# Διανομή κατ' οίκον - home delivery



## Helleno File

Is this the usual phrase for home delivery or is it "στο σπίτι"? 

Thanks everybody


----------



## Perseas

"Κατ' οίκον" is a learned and formal expression, that means indeed "στο σπίτι". In everyday spoken language I'd probably use "διανομή στο σπίτι", but in a coffee shop or a pizza flyer, "κατ' οίκον" wouldn't strike me as odd.

Some examples:
κατ' οίκον διανομή
κατ' οίκον έρευνα
κατ' οίκον διδασκαλία
κατ' οίκον περιορισμός


----------



## Helleno File

I kind of expected that! But that's a very helpful answer with the extra examples.  I think I might have seen the word order somewhere as well.


----------



## Perseas

Helleno File said:


> I think I might have seen the word order somewhere as well.

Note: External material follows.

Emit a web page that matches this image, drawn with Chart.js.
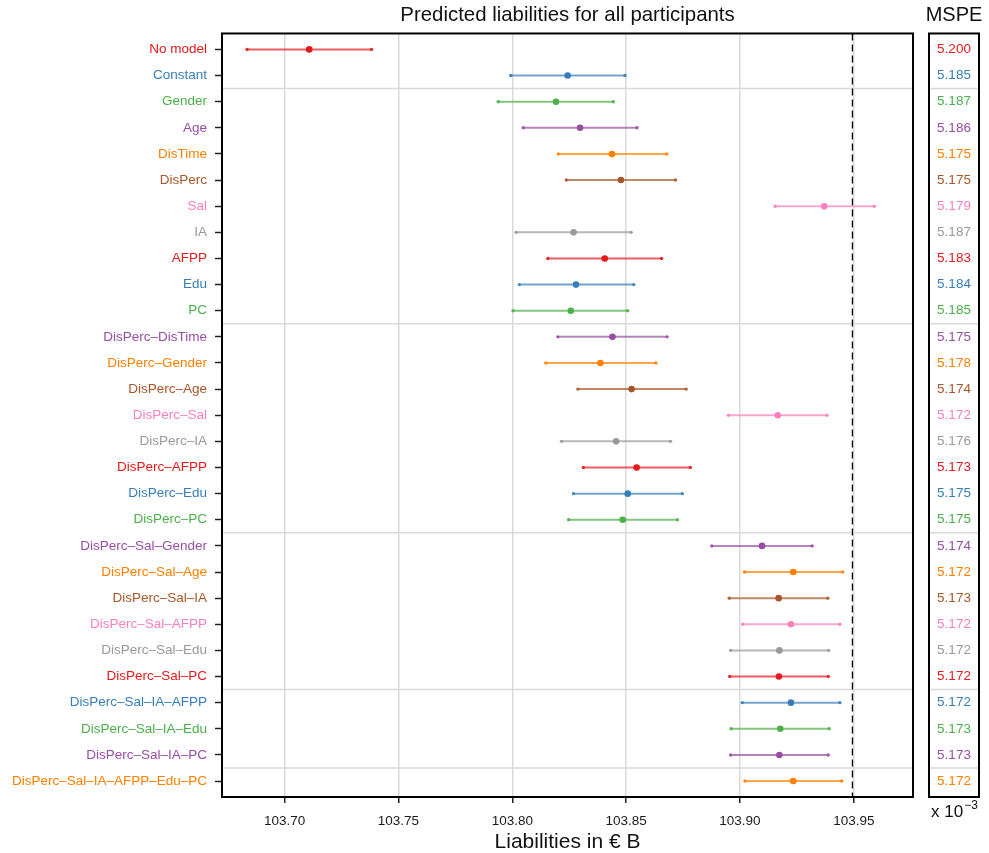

If you mean this, both can work:
Διανομή κατ' οίκον/κατ' οίκον διανομή .


----------



## Helleno File

Perseas said:


> If you mean this, both can work:
> Διανομή κατ' οίκον/κατ' οίκον διανομή .

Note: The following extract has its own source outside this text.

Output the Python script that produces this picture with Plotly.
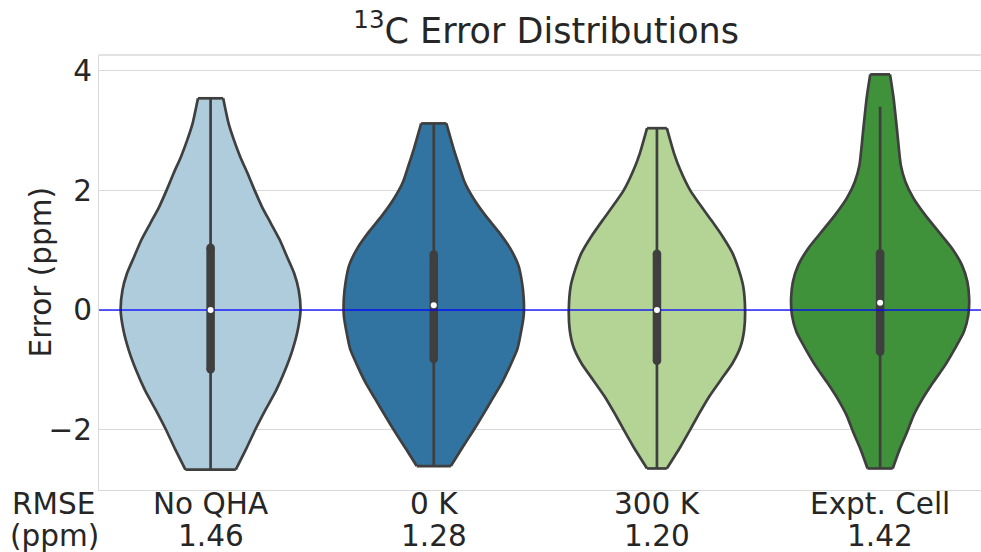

Thanks - that makes it easier to remember!


----------



## Helleno File

Just an extra thought about the tricky question of levels of language: a pizza flyer is a very informal thing. We get lots through the door for different takeaway food outlets (not just pizzas!).  But still it would have κατ' οίκον in Greece.


----------



## Perseas

Helleno File said:


> But still it would have κατ' οίκον in Greece.

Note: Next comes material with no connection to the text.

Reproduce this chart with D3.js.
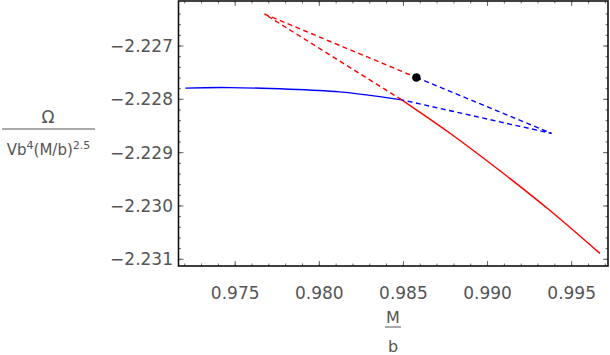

It could have either κατ' οίκον or στο σπίτι. The first one would not be unusual, in my opinion, even for takeaway food outlets.


----------



## Andrious

A guite usual form in takeaway food leaflets here in Greece is just "delivery".


----------



## Helleno File

Andrious said:


> A guite usual form in takeaway food leaflets here in Greece is just "delivery".


----------



## Perseas

Of course, «ντελίβερι», «ντελιβεράς» are quite common in spoken language. In leaflets also “delivery”.


----------



## Helleno File

Andrious said:


> A guite usual form in takeaway food leaflets here in Greece is just "delivery".





Helleno File said:


>


Μια σκέψη εκ των υστέρων: I think I've walked past somewhere that called itself a φαστφουντάδικο so perhaps I shouldn't be so shocked!


----------



## dmtrs

Andrious said:


> A guite usual form in takeaway food leaflets here in Greece is just "delivery".





Perseas said:


> Of course, «ντελίβερι», «ντελιβεράς» are quite common in spoken language. In leaflets also “delivery”.




I agree that these are the most common expressions in Greek (Greek?). 
We also say "_Θα παραγγείλουμε/θα πάρουμε πακέτο_"."_Θα φάμε πακέτο_" tends to be used less because it has taken a different meaning (τρώω πακέτο - Ελληνοαγγλικό Λεξικό WordReference.com).
_Nτελιβεράς_ is also _πακετάς _in Northern Greece.


----------